Fabulous Things: Islamic Ceramics in the Eskenazi Museum of Art
The late nineteenth- and early twentieth-century heyday of Islamic art collecting saw thousands of medieval ceramics dug out of the ground and entered into the rapidly globalizing art market. These pieces moved within a largely unregulated international network of diggers, dealers, brokers, and collectors who exchanged and amassed objects that were fabulous—sometimes in every sense of the word. Centering on the previously unpublished collection of pre-modern Islamic ceramics held in the Eskenazi Museum of Art at Indiana University Bloomington, Fabulous Things is the first book-length study of Islamic ceramics that places full focus on the skills of the unknown craftsmen who doctored objects for the art market. Using technical analysis and archival research, it exposes the role of the colonial-era market in shaping not only the canon of Islamic ceramics, but also the physical bodies of its subjects—revealing many of them as commodities made anew by modern capitalism, and avatars of the colonial subject.

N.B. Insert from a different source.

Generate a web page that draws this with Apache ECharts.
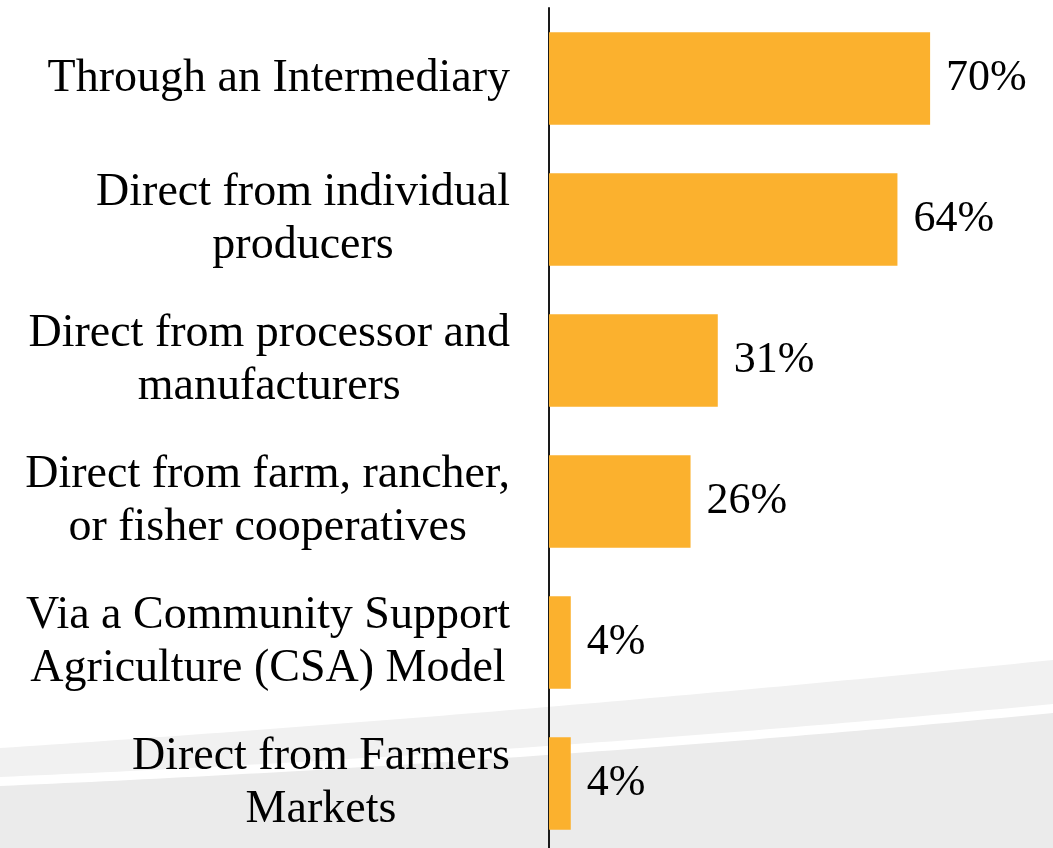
<!DOCTYPE html>
<html>
<head>
<meta charset="utf-8">
<script src="https://cdn.jsdelivr.net/npm/echarts@6/dist/echarts.min.js"></script>
<style>
html,body{margin:0;padding:0;background:#fff;overflow:hidden;width:1053px;height:848px;}
#chart{width:1053px;height:860px;}
</style>
</head>
<body>
<div id="chart"></div>
<script>
var categories = [
  'Through an Intermediary',
  'Direct from individual\nproducers',
  'Direct from processor and\nmanufacturers',
  'Direct from farm, rancher,\nor fisher cooperatives',
  'Via a Community Support\nAgriculture (CSA) Model',
  'Direct from Farmers\nMarkets'
];
var values = [70, 64, 31, 26, 4, 4];

var FONT = '"Liberation Serif", "Times New Roman", serif';

function curve(a, b, c, from, to, step) {
  var pts = [];
  for (var x = from; x <= to; x += step) pts.push([x, a + b * x + c * x * x]);
  return pts;
}
var W = 1053, H = 860;
var lightTop = curve(748, -0.0657, -1.698e-5, 0, W, 13);
var whiteTop = curve(777, -0.0429, -2.51e-5, 0, W, 13);
var darkTop = curve(786, -0.0429, -2.51e-5, 0, W, 13);
function poly(top, fill) {
  var pts = top.concat([[W + 13, top[top.length - 1][1]], [W + 13, H + 5], [0, H + 5]]);
  return { type: 'polygon', shape: { points: pts }, style: { fill: fill }, silent: true, z: -10 };
}

var chart = echarts.init(document.getElementById('chart'));
chart.setOption({
  backgroundColor: '#ffffff',
  animation: false,
  graphic: [
    poly(lightTop, '#f1f1f1'),
    poly(whiteTop, '#ffffff'),
    poly(darkTop, '#ebebeb')
  ],
  grid: { left: 549, top: 8, width: 490, height: 846, containLabel: false },
  xAxis: {
    type: 'value', min: 0, max: 90, show: false
  },
  yAxis: {
    type: 'category',
    data: categories,
    inverse: true,
    axisTick: { show: false },
    axisLine: { show: true, lineStyle: { color: '#1a1a1a', width: 2 } },
    splitLine: { show: false },
    axisLabel: {
      margin: 39,
      align: 'right',
      formatter: function (v) {
        return v.split('\n').map(function (l) { return '{c|' + l + '}'; }).join('\n');
      },
      rich: {
        c: { align: 'center', fontFamily: FONT, fontSize: 46, lineHeight: 53, color: '#000' }
      }
    }
  },
  series: [{
    type: 'bar',
    data: values,
    barWidth: '65.5%',
    itemStyle: { color: '#FBB12E' },
    label: {
      show: true,
      position: 'right',
      distance: 16,
      formatter: '{c}%',
      fontFamily: FONT,
      fontSize: 44,
      color: '#000'
    }
  }]
});
</script>
</body>
</html>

Margaret Graves is Associate Professor of Art History at IU Bloomington. A specialist in the arts of the Islamic world, her recent monograph Arts of Allusion: Object, Ornament, and Architecture in Medieval Islam (Oxford University Press, 2018) won the International Center of Medieval Art’s Annual Book Prize in 2019. Her research has been supported by (amongst others) the British Academy, the Institute for Advanced Study, Princeton, and the Arts and Humanities Research Council of the United Kingdom.